Now the while loop is an infinite loop and it will never halt. It "isn't the while loop's fault," you may be thinking, the data is corrupt! That's the unfortunate point. The algorithms and the actual data structures together determine the running time and whether it will halt or not, and knowing that answer is necessary to parallelize automatically without accidentally causing performance regressions in some situations.

And so Alan intentionally controls the base algorithms and data structures, to make the automatic parallelism possible and to prevent runaway code from taking everything down with it. While it is true that there are questions that can never be answered, a language that prevents you from ever asking them means that you'll always be able to answer a request from your own user.

Finally, we do have a proposal to mostly restore these classic control flow tools for the few problems that truly need them and cannot be cleanly solved with the functional tools provided, but must be provided a limit value on the number of iterations (that the runtime will eventually use to determine the expected execution time for planning purposes) to still guarantee halting, and are intentionally discouraged due to all of the deoptimizations they cause. This includes looping and recursion constructs as well as generator functions.

A Static Event System

Most languages do not bake an event loop into the language, with Javascript being a major exception. Others use a message passing system to named processes (Erlang, Go). None that we're aware of require the collection of events to be statically defined at compile time.
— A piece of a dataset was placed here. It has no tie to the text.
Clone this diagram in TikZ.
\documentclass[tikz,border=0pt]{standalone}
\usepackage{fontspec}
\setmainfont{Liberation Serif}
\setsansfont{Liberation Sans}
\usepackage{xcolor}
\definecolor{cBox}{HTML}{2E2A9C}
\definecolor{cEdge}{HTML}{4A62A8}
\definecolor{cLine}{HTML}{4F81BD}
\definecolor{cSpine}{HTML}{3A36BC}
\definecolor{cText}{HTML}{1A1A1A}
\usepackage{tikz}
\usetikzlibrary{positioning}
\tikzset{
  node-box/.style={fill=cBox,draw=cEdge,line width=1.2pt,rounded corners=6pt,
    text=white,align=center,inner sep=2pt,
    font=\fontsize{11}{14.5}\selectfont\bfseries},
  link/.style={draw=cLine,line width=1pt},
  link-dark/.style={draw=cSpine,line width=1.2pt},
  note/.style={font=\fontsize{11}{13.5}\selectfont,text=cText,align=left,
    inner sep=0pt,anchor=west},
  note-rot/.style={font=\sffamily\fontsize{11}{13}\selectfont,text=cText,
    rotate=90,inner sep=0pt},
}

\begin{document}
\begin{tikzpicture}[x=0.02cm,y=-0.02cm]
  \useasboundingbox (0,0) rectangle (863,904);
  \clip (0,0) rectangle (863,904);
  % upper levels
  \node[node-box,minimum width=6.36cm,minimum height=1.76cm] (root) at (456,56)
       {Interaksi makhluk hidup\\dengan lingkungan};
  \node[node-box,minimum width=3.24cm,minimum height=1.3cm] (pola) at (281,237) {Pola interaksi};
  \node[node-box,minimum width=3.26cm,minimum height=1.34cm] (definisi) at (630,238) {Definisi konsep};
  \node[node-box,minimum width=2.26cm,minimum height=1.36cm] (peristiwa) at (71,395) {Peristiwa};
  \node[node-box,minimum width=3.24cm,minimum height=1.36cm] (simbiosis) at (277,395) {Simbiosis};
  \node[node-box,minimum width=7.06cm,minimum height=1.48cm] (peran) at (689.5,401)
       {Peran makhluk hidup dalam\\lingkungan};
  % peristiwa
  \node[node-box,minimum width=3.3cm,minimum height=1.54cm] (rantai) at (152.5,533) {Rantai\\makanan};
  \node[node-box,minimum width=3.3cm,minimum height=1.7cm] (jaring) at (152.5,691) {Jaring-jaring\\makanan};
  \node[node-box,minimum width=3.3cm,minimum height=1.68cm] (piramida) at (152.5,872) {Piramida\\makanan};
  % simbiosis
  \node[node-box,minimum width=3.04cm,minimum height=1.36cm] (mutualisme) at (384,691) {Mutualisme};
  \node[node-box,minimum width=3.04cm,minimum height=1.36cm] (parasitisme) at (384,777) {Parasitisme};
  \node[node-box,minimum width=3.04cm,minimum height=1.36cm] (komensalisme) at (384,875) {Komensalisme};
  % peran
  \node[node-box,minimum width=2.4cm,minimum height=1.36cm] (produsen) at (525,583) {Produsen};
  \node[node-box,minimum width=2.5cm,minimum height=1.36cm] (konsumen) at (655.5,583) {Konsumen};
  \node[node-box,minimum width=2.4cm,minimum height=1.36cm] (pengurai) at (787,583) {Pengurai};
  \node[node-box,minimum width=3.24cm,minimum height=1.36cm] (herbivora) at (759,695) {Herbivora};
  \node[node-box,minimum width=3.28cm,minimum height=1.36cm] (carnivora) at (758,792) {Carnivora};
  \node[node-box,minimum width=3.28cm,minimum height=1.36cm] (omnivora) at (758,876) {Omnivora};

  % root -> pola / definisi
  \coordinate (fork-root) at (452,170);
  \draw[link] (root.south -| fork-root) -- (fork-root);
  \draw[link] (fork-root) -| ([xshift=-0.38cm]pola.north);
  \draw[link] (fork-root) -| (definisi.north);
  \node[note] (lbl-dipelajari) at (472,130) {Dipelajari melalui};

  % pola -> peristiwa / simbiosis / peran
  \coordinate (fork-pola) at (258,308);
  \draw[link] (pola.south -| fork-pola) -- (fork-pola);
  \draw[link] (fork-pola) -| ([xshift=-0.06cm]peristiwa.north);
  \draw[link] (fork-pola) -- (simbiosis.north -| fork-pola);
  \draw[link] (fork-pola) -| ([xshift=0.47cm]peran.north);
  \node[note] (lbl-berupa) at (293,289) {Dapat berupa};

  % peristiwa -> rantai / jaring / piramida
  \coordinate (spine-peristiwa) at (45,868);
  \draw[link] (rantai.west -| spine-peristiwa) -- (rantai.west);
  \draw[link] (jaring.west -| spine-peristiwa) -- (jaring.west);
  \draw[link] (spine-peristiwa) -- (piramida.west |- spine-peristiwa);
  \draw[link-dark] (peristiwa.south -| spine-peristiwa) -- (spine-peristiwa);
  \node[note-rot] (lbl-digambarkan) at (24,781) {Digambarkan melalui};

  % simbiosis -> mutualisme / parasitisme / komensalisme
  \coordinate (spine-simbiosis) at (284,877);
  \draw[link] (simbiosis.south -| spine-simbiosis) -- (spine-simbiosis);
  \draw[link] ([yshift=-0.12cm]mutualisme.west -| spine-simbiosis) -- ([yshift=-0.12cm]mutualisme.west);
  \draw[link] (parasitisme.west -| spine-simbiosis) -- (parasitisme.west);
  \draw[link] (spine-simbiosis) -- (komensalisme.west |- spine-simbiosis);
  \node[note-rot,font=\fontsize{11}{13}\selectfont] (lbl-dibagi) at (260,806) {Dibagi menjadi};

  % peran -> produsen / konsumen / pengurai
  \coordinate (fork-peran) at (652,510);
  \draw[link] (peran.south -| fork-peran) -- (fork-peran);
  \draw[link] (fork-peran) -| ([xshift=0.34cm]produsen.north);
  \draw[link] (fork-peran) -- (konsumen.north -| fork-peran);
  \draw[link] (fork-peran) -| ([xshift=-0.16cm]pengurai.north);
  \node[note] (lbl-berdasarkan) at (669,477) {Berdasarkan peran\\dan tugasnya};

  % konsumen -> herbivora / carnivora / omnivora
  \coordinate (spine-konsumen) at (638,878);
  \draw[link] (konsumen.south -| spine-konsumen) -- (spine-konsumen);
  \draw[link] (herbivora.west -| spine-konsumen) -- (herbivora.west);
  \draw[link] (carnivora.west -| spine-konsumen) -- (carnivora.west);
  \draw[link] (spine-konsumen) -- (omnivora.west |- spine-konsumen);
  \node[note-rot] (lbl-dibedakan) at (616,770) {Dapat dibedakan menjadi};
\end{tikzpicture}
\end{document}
Alan makes this choice. This constrains the dynamism problem which makes the potential parallelization planner simpler as it can know the total list of all event types and sources for those events. But this also makes possible another behavior in the compiler: massive function inlining. The Alan runtime does not have the concept of a function, it has collections of dependency graphs for each event it can process.

The entire function call graph has been squashed together per event, making each of them like a mini-process using the runtime to communicate with each other, and allowing the compiler to automatically squash duplicate constants and (in the future) pre-compute as much of the graph as possible at compile-time.

This decision should give Alan code a performance boost at runtime at the cost of compile time and code size (inlined code used in multiple event handlers has to be duplicated).

Summary

Alan is not just another mixed-mode imperative/functional language with a slightly different syntactic skin. Through a delibrate and uncommon set of trade-off decisions, Alan can guarantee that you will have no uncontrolled runtime errors and that where possible it will parallelize your code, and in the future it will be able to do so without any explicitly defined types and without accidental performance regressions versus executing single-threaded.

These trade-offs have been chosen to minimize the amount of "unusual" patterns of logic so it doesn't get in your way, especially if you already write code in the recommended idiomatic forms of Typescript, Rust, etc. They are significant trade-offs, however. No unmanaged looping or recursion is allowed, and Alan functions are, on their own, not Turing complete, but we believe we have skimmed "close enough" to Turing completeness to maintain the vast majority of the utility involved but without many of the downsides.